--- start of Given data ---
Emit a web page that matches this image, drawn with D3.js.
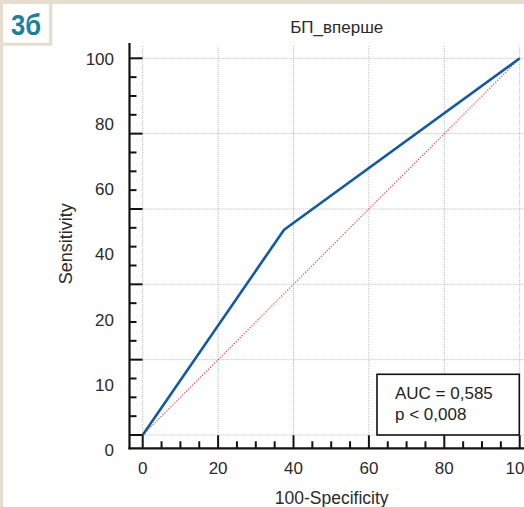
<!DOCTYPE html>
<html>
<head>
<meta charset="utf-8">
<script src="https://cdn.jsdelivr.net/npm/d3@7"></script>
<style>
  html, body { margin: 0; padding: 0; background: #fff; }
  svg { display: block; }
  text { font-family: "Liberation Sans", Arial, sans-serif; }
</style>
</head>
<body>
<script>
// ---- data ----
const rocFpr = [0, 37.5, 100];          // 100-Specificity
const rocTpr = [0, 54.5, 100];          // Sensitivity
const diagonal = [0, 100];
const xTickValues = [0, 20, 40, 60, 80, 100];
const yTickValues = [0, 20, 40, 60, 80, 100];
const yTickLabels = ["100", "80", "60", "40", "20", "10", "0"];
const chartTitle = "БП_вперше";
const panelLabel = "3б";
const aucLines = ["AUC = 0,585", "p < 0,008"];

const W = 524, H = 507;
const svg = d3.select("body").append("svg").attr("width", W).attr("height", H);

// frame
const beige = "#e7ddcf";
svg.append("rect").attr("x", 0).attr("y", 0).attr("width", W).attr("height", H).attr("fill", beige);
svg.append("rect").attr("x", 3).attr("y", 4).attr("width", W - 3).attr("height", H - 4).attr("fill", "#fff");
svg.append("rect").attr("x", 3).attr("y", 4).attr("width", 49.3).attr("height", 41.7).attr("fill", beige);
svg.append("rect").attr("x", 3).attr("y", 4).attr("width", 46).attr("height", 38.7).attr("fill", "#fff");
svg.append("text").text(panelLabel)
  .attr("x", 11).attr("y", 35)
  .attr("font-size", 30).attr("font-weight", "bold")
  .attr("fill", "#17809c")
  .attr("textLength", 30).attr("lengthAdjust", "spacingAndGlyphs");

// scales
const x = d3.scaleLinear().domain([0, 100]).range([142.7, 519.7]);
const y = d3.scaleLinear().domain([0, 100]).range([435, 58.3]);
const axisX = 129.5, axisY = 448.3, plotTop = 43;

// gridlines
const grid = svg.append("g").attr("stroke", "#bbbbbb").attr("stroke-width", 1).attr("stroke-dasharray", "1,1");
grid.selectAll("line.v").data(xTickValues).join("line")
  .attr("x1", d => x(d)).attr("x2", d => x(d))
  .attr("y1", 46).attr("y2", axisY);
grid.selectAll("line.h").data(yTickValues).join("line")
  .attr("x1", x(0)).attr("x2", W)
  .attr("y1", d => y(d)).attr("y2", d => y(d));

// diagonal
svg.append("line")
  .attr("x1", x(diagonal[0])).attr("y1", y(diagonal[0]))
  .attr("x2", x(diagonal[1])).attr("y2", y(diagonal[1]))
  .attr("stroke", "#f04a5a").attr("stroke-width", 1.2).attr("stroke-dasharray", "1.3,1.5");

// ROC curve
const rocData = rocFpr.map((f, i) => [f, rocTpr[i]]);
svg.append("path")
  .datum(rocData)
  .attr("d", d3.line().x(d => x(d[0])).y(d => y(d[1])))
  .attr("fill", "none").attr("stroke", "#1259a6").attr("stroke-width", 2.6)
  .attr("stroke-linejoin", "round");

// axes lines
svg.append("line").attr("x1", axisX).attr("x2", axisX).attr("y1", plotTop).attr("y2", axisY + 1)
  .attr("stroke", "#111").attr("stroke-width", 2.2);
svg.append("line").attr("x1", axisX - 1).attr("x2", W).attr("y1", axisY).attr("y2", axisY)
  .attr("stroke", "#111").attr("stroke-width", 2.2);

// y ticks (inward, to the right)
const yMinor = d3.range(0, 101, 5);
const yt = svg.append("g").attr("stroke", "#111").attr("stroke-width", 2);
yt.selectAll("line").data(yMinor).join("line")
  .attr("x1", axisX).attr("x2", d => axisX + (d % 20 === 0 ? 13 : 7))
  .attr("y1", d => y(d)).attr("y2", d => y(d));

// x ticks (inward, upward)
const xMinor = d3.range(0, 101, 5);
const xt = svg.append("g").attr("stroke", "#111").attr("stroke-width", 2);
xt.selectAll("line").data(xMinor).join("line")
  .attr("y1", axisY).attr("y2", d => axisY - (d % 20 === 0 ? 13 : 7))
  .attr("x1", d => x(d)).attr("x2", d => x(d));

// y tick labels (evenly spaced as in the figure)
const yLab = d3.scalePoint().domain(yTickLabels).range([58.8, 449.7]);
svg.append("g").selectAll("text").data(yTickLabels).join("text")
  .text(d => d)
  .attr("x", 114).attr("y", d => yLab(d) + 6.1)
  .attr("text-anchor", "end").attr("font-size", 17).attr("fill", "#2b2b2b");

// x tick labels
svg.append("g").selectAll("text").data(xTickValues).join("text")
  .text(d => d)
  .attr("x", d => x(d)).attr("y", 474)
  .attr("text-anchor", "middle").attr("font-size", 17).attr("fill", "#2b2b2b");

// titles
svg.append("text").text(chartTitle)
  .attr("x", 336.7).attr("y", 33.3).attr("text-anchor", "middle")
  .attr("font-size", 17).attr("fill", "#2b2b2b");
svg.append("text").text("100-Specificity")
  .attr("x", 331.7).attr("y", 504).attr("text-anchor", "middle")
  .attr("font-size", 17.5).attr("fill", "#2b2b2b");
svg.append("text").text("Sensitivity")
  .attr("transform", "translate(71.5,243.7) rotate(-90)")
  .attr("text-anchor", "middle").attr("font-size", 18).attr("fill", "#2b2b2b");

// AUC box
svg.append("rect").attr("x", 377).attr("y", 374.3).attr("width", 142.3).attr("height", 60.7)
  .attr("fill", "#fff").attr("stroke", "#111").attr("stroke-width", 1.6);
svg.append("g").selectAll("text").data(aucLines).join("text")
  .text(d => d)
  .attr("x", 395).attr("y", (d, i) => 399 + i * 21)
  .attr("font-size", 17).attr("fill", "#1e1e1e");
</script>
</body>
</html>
--- end of Given data ---
◆ **Directive**: Return the full material word for word. Do not include the pictures.

◆ **Output below**:
Emit a web page that matches this image, drawn with D3.js.
<!DOCTYPE html>
<html>
<head>
<meta charset="utf-8">
<script src="https://cdn.jsdelivr.net/npm/d3@7"></script>
<style>
  html, body { margin: 0; padding: 0; background: #fff; }
  svg { display: block; }
  text { font-family: "Liberation Sans", Arial, sans-serif; }
</style>
</head>
<body>
<script>
// ---- data ----
const rocFpr = [0, 37.5, 100];          // 100-Specificity
const rocTpr = [0, 54.5, 100];          // Sensitivity
const diagonal = [0, 100];
const xTickValues = [0, 20, 40, 60, 80, 100];
const yTickValues = [0, 20, 40, 60, 80, 100];
const yTickLabels = ["100", "80", "60", "40", "20", "10", "0"];
const chartTitle = "БП_вперше";
const panelLabel = "3б";
const aucLines = ["AUC = 0,585", "p < 0,008"];

const W = 524, H = 507;
const svg = d3.select("body").append("svg").attr("width", W).attr("height", H);

// frame
const beige = "#e7ddcf";
svg.append("rect").attr("x", 0).attr("y", 0).attr("width", W).attr("height", H).attr("fill", beige);
svg.append("rect").attr("x", 3).attr("y", 4).attr("width", W - 3).attr("height", H - 4).attr("fill", "#fff");
svg.append("rect").attr("x", 3).attr("y", 4).attr("width", 49.3).attr("height", 41.7).attr("fill", beige);
svg.append("rect").attr("x", 3).attr("y", 4).attr("width", 46).attr("height", 38.7).attr("fill", "#fff");
svg.append("text").text(panelLabel)
  .attr("x", 11).attr("y", 35)
  .attr("font-size", 30).attr("font-weight", "bold")
  .attr("fill", "#17809c")
  .attr("textLength", 30).attr("lengthAdjust", "spacingAndGlyphs");

// scales
const x = d3.scaleLinear().domain([0, 100]).range([142.7, 519.7]);
const y = d3.scaleLinear().domain([0, 100]).range([435, 58.3]);
const axisX = 129.5, axisY = 448.3, plotTop = 43;

// gridlines
const grid = svg.append("g").attr("stroke", "#bbbbbb").attr("stroke-width", 1).attr("stroke-dasharray", "1,1");
grid.selectAll("line.v").data(xTickValues).join("line")
  .attr("x1", d => x(d)).attr("x2", d => x(d))
  .attr("y1", 46).attr("y2", axisY);
grid.selectAll("line.h").data(yTickValues).join("line")
  .attr("x1", x(0)).attr("x2", W)
  .attr("y1", d => y(d)).attr("y2", d => y(d));

// diagonal
svg.append("line")
  .attr("x1", x(diagonal[0])).attr("y1", y(diagonal[0]))
  .attr("x2", x(diagonal[1])).attr("y2", y(diagonal[1]))
  .attr("stroke", "#f04a5a").attr("stroke-width", 1.2).attr("stroke-dasharray", "1.3,1.5");

// ROC curve
const rocData = rocFpr.map((f, i) => [f, rocTpr[i]]);
svg.append("path")
  .datum(rocData)
  .attr("d", d3.line().x(d => x(d[0])).y(d => y(d[1])))
  .attr("fill", "none").attr("stroke", "#1259a6").attr("stroke-width", 2.6)
  .attr("stroke-linejoin", "round");

// axes lines
svg.append("line").attr("x1", axisX).attr("x2", axisX).attr("y1", plotTop).attr("y2", axisY + 1)
  .attr("stroke", "#111").attr("stroke-width", 2.2);
svg.append("line").attr("x1", axisX - 1).attr("x2", W).attr("y1", axisY).attr("y2", axisY)
  .attr("stroke", "#111").attr("stroke-width", 2.2);

// y ticks (inward, to the right)
const yMinor = d3.range(0, 101, 5);
const yt = svg.append("g").attr("stroke", "#111").attr("stroke-width", 2);
yt.selectAll("line").data(yMinor).join("line")
  .attr("x1", axisX).attr("x2", d => axisX + (d % 20 === 0 ? 13 : 7))
  .attr("y1", d => y(d)).attr("y2", d => y(d));

// x ticks (inward, upward)
const xMinor = d3.range(0, 101, 5);
const xt = svg.append("g").attr("stroke", "#111").attr("stroke-width", 2);
xt.selectAll("line").data(xMinor).join("line")
  .attr("y1", axisY).attr("y2", d => axisY - (d % 20 === 0 ? 13 : 7))
  .attr("x1", d => x(d)).attr("x2", d => x(d));

// y tick labels (evenly spaced as in the figure)
const yLab = d3.scalePoint().domain(yTickLabels).range([58.8, 449.7]);
svg.append("g").selectAll("text").data(yTickLabels).join("text")
  .text(d => d)
  .attr("x", 114).attr("y", d => yLab(d) + 6.1)
  .attr("text-anchor", "end").attr("font-size", 17).attr("fill", "#2b2b2b");

// x tick labels
svg.append("g").selectAll("text").data(xTickValues).join("text")
  .text(d => d)
  .attr("x", d => x(d)).attr("y", 474)
  .attr("text-anchor", "middle").attr("font-size", 17).attr("fill", "#2b2b2b");

// titles
svg.append("text").text(chartTitle)
  .attr("x", 336.7).attr("y", 33.3).attr("text-anchor", "middle")
  .attr("font-size", 17).attr("fill", "#2b2b2b");
svg.append("text").text("100-Specificity")
  .attr("x", 331.7).attr("y", 504).attr("text-anchor", "middle")
  .attr("font-size", 17.5).attr("fill", "#2b2b2b");
svg.append("text").text("Sensitivity")
  .attr("transform", "translate(71.5,243.7) rotate(-90)")
  .attr("text-anchor", "middle").attr("font-size", 18).attr("fill", "#2b2b2b");

// AUC box
svg.append("rect").attr("x", 377).attr("y", 374.3).attr("width", 142.3).attr("height", 60.7)
  .attr("fill", "#fff").attr("stroke", "#111").attr("stroke-width", 1.6);
svg.append("g").selectAll("text").data(aucLines).join("text")
  .text(d => d)
  .attr("x", 395).attr("y", (d, i) => 399 + i * 21)
  .attr("font-size", 17).attr("fill", "#1e1e1e");
</script>
</body>
</html>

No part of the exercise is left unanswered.